### abstract ###
Recently, a number of advanced screening technologies have allowed for the comprehensive quantification of aggravating and alleviating genetic interactions among gene pairs.
In parallel, TAP-MS studies have been successful at identifying physical protein interactions that can indicate proteins participating in the same molecular complex.
Here, we propose a method for the joint learning of protein complexes and their functional relationships by integration of quantitative genetic interactions and TAP-MS data.
Using 3 independent benchmark datasets, we demonstrate that this method is 50 percent more accurate at identifying functionally related protein pairs than previous approaches.
Application to genes involved in yeast chromosome organization identifies a functional map of 91 multimeric complexes, a number of which are novel or have been substantially expanded by addition of new subunits.
Interestingly, we find that complexes that are enriched for aggravating genetic interactions are more likely to contain essential genes, linking each of these interactions to an underlying mechanism.
These results demonstrate the importance of both large-scale genetic and physical interaction data in mapping pathway architecture and function.
### introduction ###
Genetic interactions are logical relationships between genes that occur when mutating two or more genes in combination produces an unexpected phenotype CITATION CITATION.
Recently, rapid screening of genetic interactions has become feasible using Synthetic Genetic Arrays or diploid Synthetic Lethality Analysis by Microarray CITATION, CITATION.
SGA pairs a gene deletion of interest against a deletion to every other gene in the genome.
The growth/no growth phenotype measured over all pairings defines a genetic interaction profile for that gene, with no growth indicating a synthetic-lethal genetic interaction.
Alternatively, all combinations of double deletions can be analyzed among a functionally-related group of genes CITATION CITATION.
A recent variant of SGA termed E-MAP CITATION has made it possible to measure continuous rates of growth with varying degrees of epistasis.
Aggravating interactions are indicated if the growth rate of the double gene deletion is slower than expected, while for alleviating interactions the opposite is true CITATION, CITATION .
One popular method to analyze genetic interaction data has been to hierarchically cluster genes using the distance between their genetic interaction profiles.
Clusters of genes with similar profiles are manually searched to identify the known pathways and complexes they contain as well as any genetic interactions between these complexes.
This approach has been applied to several large-scale genetic interaction screens in yeast including genes involved in the secretory pathway CITATION and chromosome organization CITATION.
Segr et al. CITATION extended basic hierarchical clustering with the concept of monochromaticity, in which genes were merged into the same cluster based on minimizing the number of interactions with other clusters that do not share the same classification .
Another set of methods has sought to interpret genetic relationships using physical protein-protein interactions CITATION.
Among these, Kelley and Ideker CITATION used physical interactions to identify both within-module and between-module explanations for genetic interactions.
In both cases, modules were detected as clusters of proteins that physically interact with each other more often than expected by chance.

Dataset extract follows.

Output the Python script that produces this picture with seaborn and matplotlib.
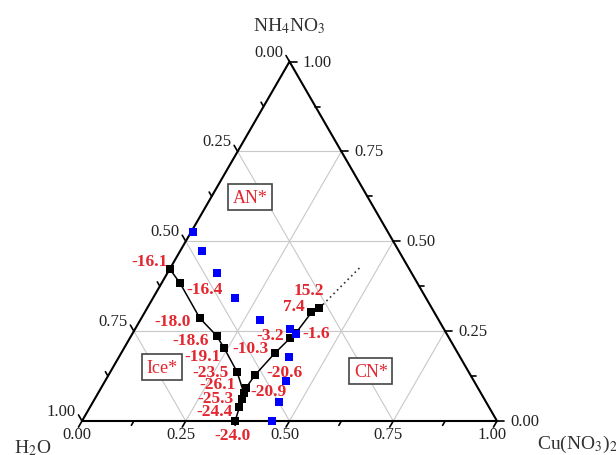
import numpy as np
import pandas as pd
import matplotlib
matplotlib.use("Agg")
import matplotlib.pyplot as plt
import seaborn as sns


# Mass fractions: Cu(NO3)2 and NH4NO3 (water is the rest)

# ice / AN* boundary, down to the eutectic
left_cu = [0.000, 0.044, 0.141, 0.206, 0.242, 0.305, 0.351]
left_an = [0.423, 0.384, 0.286, 0.237, 0.202, 0.137, 0.078]
left_t = ["-16.1", "-16.4", "-18.0", "-18.6", "-19.1", "-23.5", "-26.1"]

# ice / CN* boundary, eutectic down to the binary side
bottom_cu = [0.351, 0.354, 0.360, 0.369]
bottom_an = [0.078, 0.061, 0.039, 0.000]
bottom_t = ["", "-25.3", "-24.4", "-24.0"]

# AN* / CN* boundary, eutectic upwards
right_cu = [0.351, 0.349, 0.353, 0.370, 0.386, 0.393, 0.402, 0.415]
right_an = [0.078, 0.092, 0.128, 0.188, 0.230, 0.245, 0.302, 0.314]
right_t = ["", "-20.9", "-20.6", "-10.3", "-3.2", "-1.6", "7.4", "15.2"]

# dotted extrapolation of the AN*/CN* line
extra_cu = [0.415, 0.458]
extra_an = [0.314, 0.432]

# blue points
blue_cu = [0.004, 0.053, 0.119, 0.199, 0.289, 0.373, 0.394, 0.411, 0.437, 0.449, 0.458]
blue_an = [0.527, 0.473, 0.412, 0.341, 0.282, 0.256, 0.242, 0.177, 0.110, 0.053, 0.000]

# region names with (Cu, NH4NO3) position
regions = ["AN*", "Ice*", "CN*"]
region_cu = [0.093, 0.117, 0.627]
region_an = [0.623, 0.150, 0.138]

ticks = [0.0, 0.25, 0.5, 0.75, 1.0]
minor = [0.125, 0.375, 0.625, 0.875]

# label offsets in pixels (right, up)
left_off = [(-20, 8), (25, -6), (-27, -3), (-26, -4), (-22, -8), (-27, 0), (-26, 9)]
bottom_off = [(0, 0), (-26, 1), (-25, -4), (-3, -14)]
right_off = [(0, 0), (23, -3), (29, 3), (-24, 5), (-20, 3), (20, 0), (-18, 6), (-11, 18)]


S3 = np.sqrt(3) / 2


def to_xy(cu, an):
    cu = np.asarray(cu, dtype=float)
    an = np.asarray(an, dtype=float)
    return cu + an / 2, an * S3


def frame(cu, an):
    x, y = to_xy(cu, an)
    return pd.DataFrame({"x": x, "y": y})


sns.set_style("white")
plt.rcParams["font.family"] = ["Liberation Serif", "DejaVu Serif"]
plt.rcParams["mathtext.fontset"] = "stix"

fig = plt.figure(figsize=(6.16, 4.56), dpi=100)
ax = fig.add_axes([0, 0, 1, 1])
ax.set_xlim(-82 / 415, 534 / 415)
ax.set_ylim(-34 / 415, 422 / 415)
ax.axis("off")

# grid
grid_kw = dict(color="#c8c8c8", lw=0.8, zorder=1)
for v in [0.25, 0.5, 0.75]:
    x, y = to_xy([0, 1 - v], [v, v])
    ax.plot(x, y, **grid_kw)
    x, y = to_xy([v, v], [0, 1 - v])
    ax.plot(x, y, **grid_kw)
    x, y = to_xy([1 - v, 0], [0, 1 - v])
    ax.plot(x, y, **grid_kw)

# triangle
x, y = to_xy([0, 1, 0, 0], [0, 0, 1, 0])
ax.plot(x, y, color="black", lw=1.5, zorder=2, solid_joinstyle="miter")

# ticks
px = 1 / 415
for vals, ln in [(ticks, 7 * px), (minor, 5 * px)]:
    for v in vals:
        # bottom axis (Cu(NO3)2)
        x, y = to_xy(v, 0)
        ax.plot([x, x - 0.5 * ln], [y, y - S3 * ln], color="black", lw=1.2, zorder=2)
        # right axis (NH4NO3)
        x, y = to_xy(1 - v, v)
        ax.plot([x, x + ln], [y, y], color="black", lw=1.2, zorder=2)
        # left axis (H2O)
        x, y = to_xy(0, 1 - v)
        ax.plot([x, x - 0.5 * ln], [y, y + S3 * ln], color="black", lw=1.2, zorder=2)

tick_kw = dict(fontsize=12, color="#222222")
for v in ticks:
    x, y = to_xy(v, 0)
    ax.annotate(f"{v:.2f}", (x, y), xytext=(-5, -13), textcoords="offset pixels",
                ha="center", va="center", **tick_kw)
    x, y = to_xy(1 - v, v)
    ax.annotate(f"{v:.2f}", (x, y), xytext=(13, 0), textcoords="offset pixels",
                ha="left", va="center", **tick_kw)
    x, y = to_xy(0, 1 - v)
    ax.annotate(f"{v:.2f}", (x, y), xytext=(-6, 10), textcoords="offset pixels",
                ha="right", va="center", **tick_kw)

# corner names
ax.text(0.5, 0.954, r"NH$_4$NO$_3$", ha="center", va="center", fontsize=14, color="#333333")
ax.text(-0.12, -0.062, r"H$_2$O", ha="center", va="center", fontsize=14, color="#333333")
ax.text(1.096, -0.053, r"Cu(NO$_3$)$_2$", ha="left", va="center", fontsize=14, color="#333333")

# boundary lines
for cu, an in [(left_cu, left_an), (bottom_cu, bottom_an), (right_cu, right_an)]:
    sns.lineplot(data=frame(cu, an), x="x", y="y", sort=False, estimator=None,
                 color="black", lw=1.1, ax=ax, zorder=3)
sns.lineplot(data=frame(extra_cu, extra_an), x="x", y="y", sort=False, estimator=None,
             color="#333333", lw=1.2, linestyle=(0, (1, 2)), ax=ax, zorder=3)

black = pd.concat([frame(left_cu, left_an), frame(bottom_cu, bottom_an),
                   frame(right_cu, right_an)], ignore_index=True)
sns.scatterplot(data=black, x="x", y="y", marker="s", s=34, color="black",
                linewidth=0, ax=ax, zorder=4)
sns.scatterplot(data=frame(blue_cu, blue_an), x="x", y="y", marker="s", s=30,
                color="#0000ff", linewidth=0, ax=ax, zorder=5)

# temperature labels
red = "#e3262f"
for cu, an, labels, offs in [(left_cu, left_an, left_t, left_off),
                             (bottom_cu, bottom_an, bottom_t, bottom_off),
                             (right_cu, right_an, right_t, right_off)]:
    xs, ys = to_xy(cu, an)
    for x, y, t, o in zip(xs, ys, labels, offs):
        if t:
            ax.annotate(t, (x, y), xytext=o, textcoords="offset pixels",
                        ha="center", va="center", fontsize=12.5, fontweight="bold",
                        color=red, zorder=6)

# region boxes
xs, ys = to_xy(region_cu, region_an)
for x, y, name in zip(xs, ys, regions):
    ax.text(x, y, name, ha="center", va="center", fontsize=13, color=red, zorder=6,
            bbox=dict(boxstyle="square,pad=0.25", fc="white", ec="#444444", lw=1.2))

ax.set_xlabel("")
ax.set_ylabel("")
plt.savefig("out.png", dpi=100)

The within-module model predicts that these clusters directly overlap with clusters of genetic interactions.
The between-module model predicts that genetic interactions run between two physical clusters that are functionally related.
This approach was improved by Ulitsky et al. CITATION using a relaxed definition of physical modules.
In related work, Zhang et al. CITATION screened known complexes annotated by the Munich Information Center for Protein Sequences to identify pairs of complexes with dense genetic interactions between them.
One concern with the above approaches, and the works by Kelley and Ulitsky in particular, is that they make assumptions about the density of interactions within and between modules which have not been justified biologically.
Ideally, such parameters should be learned directly from the data.
Second, between-module relationships are identified by separate, independent searches of the network seeded from each genetic interaction.
This local search strategy can lead to a set of modules that are highly overlapping or even completely redundant with one another.
Finally, genetic interactions are assumed to be binary growth/no growth events while E-MAP technology has now made it possible to measure continuous values of genetic interaction with varying degrees of epistasis.
Here, we present a new approach for integrating quantitative genetic and physical interaction data which addresses several of these shortcomings.
Interactions are analyzed to infer a set of modules and a set of inter-module links, in which a module represents a protein complex with a coherent cellular function, and inter-module links capture functional relationships between modules which can vary quantitatively in strength and sign.
Our approach is supervised, in that the appropriate pattern of physical and genetic interactions is not predetermined but learned from examples of known complexes.
Rather than identify each module in independent searches, all modules are identified simultaneously within a single unified map of modules and inter-module functional relationships.
We show that this method outperforms a number of alternative approaches and that, when applied to analyze a recent EMAP study of yeast chromosome function, it identifies numerous new protein complexes and protein functional relationships.